Push notifications in the age firewalls

In the world of client-server networking, web browsers are the ultimate clients. They are always sending SYN packets, but never receiving any. They are always establishing outgoing connections, but never get to listen to any ports.

Due to the ubiquity of the web, we have built our networks around the need to browse. Most NATs will not let any incoming connection near the private subnet. Similarly, our corporate firewalls cull incoming connections with extreme prejudice. As a result, an outgoing SYN packet on port 80 is the X86 of network connectivity. It’s as portable a networking tool as it gets, but it’s getting kludgier by the minute.

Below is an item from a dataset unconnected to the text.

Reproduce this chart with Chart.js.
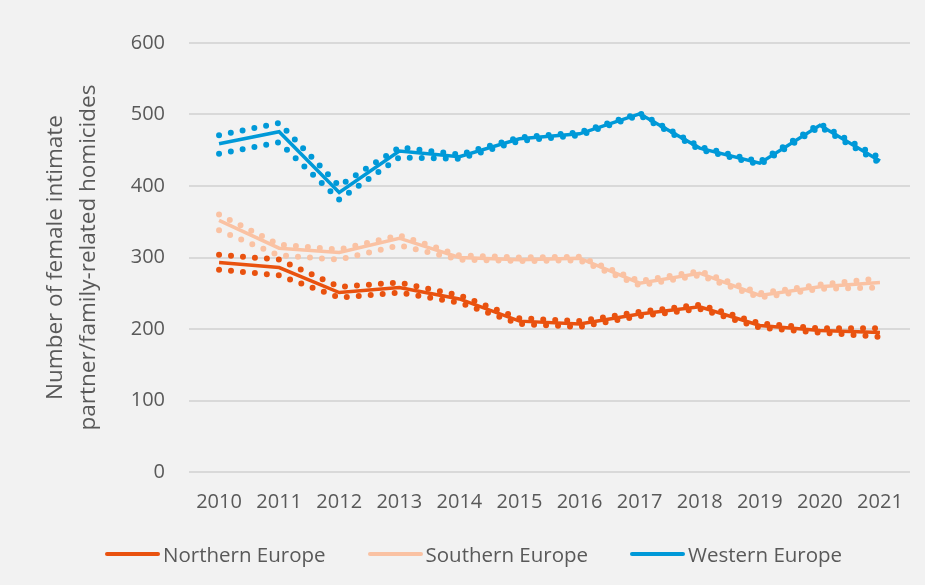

Polling is a particularly unfortunate result of this outgoing connection based architecture. Take RSS readers: imagine a website that posts 10 new items a day, if you poll this site every 5 minutes, you are wasting your time 97% of the time. Granted, you are getting 304 Not Modified responses without any HTTP response body. But these requests still consume threads, CPU and network resources on the server. At the end of the day we are also only getting 2.5 minutes of average latency, which in computer terms, is not very fast. In short, polling sucks.

The PubSub Hubbub protocol aims to solve this problem by allowing the server to push content to the readers directly. Unfortunately, as explained above, the server cannot establish a connection to a lot of clients out there. You would be able to connect to web based feed readers like Google Reader, because Google understands how to configure a network to allow incoming connections. But the average user either is not permitted to modify their network configuration (office) or don’t know how to do it themselves (home). As cool as PubSub is, it just does not solve the problem at hand.

Which brings me to the actual solution to the HTTP push problem: long polling. With long polling, instead of promptly responding with a 304, the server lets the connection go idle as long as there is no content to send. The client on the other hand, reinitiates a new request as soon as it gets a response. The server also does not need to allocate threads to each incoming request, a single thread can wait on multiple incoming requests and respond to them as new data becomes available. The client gets an almost immediate notification, the server does not have to waste time handing out 304s. Everybody is happy.

With that we have implemented yet another version reverse-tunneling to deal with NAT. Honestly, for the near future, we are going to have to fit the square peg of push notification into the round hole of browser acting as a client.